* _SUPPLIED INFORMATION_
══════════
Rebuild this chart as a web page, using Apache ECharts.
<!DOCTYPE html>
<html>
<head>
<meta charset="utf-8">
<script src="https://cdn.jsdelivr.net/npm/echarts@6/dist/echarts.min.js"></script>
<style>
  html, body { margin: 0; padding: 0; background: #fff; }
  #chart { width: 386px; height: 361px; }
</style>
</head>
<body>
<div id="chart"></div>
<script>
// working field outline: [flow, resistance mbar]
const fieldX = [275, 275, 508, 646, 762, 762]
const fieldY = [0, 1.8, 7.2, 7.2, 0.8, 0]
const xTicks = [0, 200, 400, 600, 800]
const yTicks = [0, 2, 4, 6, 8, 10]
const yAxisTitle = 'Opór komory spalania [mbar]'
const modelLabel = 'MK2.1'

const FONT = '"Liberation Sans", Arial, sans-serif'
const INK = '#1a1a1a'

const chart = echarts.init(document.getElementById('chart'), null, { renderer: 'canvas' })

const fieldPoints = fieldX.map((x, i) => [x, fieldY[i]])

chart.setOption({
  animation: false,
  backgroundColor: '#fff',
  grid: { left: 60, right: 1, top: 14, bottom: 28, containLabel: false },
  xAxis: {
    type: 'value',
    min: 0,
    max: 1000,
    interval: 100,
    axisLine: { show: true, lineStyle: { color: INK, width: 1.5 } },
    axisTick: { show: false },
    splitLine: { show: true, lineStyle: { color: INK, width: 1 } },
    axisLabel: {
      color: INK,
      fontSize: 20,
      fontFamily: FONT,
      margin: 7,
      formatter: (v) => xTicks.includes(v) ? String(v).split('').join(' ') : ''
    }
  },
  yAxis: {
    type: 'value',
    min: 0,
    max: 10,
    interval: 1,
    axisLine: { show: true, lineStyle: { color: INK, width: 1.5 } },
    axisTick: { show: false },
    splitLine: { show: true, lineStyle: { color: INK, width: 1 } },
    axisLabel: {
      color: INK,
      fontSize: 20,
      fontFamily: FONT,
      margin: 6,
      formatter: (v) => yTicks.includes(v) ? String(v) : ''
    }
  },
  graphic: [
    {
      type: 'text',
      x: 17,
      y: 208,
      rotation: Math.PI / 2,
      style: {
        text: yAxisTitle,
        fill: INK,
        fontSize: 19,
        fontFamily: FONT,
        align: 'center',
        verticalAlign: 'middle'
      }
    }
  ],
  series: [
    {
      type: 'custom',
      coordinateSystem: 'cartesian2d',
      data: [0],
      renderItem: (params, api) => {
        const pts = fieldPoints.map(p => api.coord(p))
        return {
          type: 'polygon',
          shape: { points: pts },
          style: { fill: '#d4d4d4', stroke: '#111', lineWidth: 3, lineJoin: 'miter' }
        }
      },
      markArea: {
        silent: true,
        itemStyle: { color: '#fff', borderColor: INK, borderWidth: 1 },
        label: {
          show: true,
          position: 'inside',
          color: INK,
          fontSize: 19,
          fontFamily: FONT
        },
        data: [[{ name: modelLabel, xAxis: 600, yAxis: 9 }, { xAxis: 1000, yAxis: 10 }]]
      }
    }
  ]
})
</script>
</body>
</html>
══════════
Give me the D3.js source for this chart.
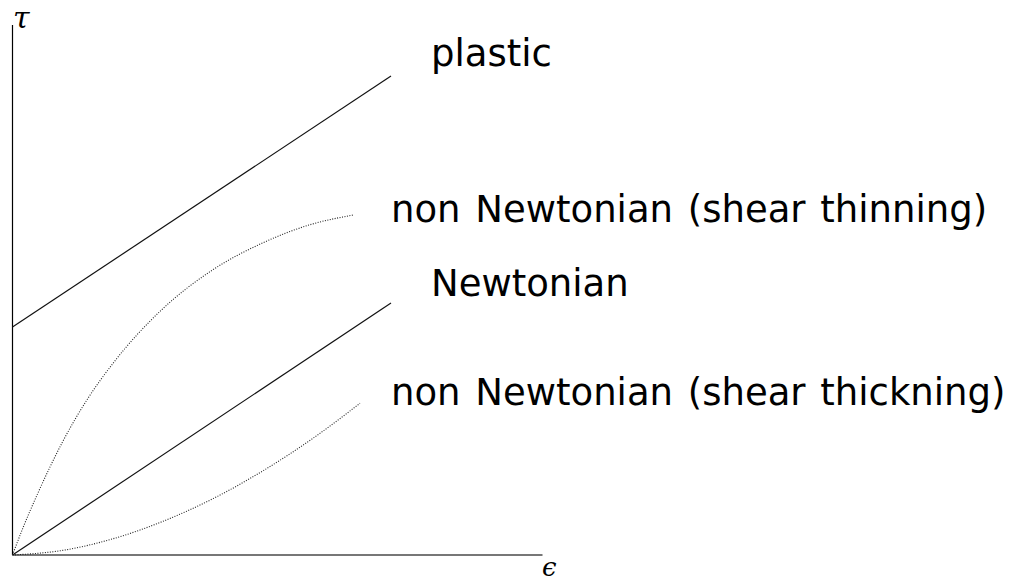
══════════
* _PROBLEM TO SOLVE_
Above are records; say how many of their lines contain the word "this", giving only the number.

* _RESULT OF THE EXERCISE_
2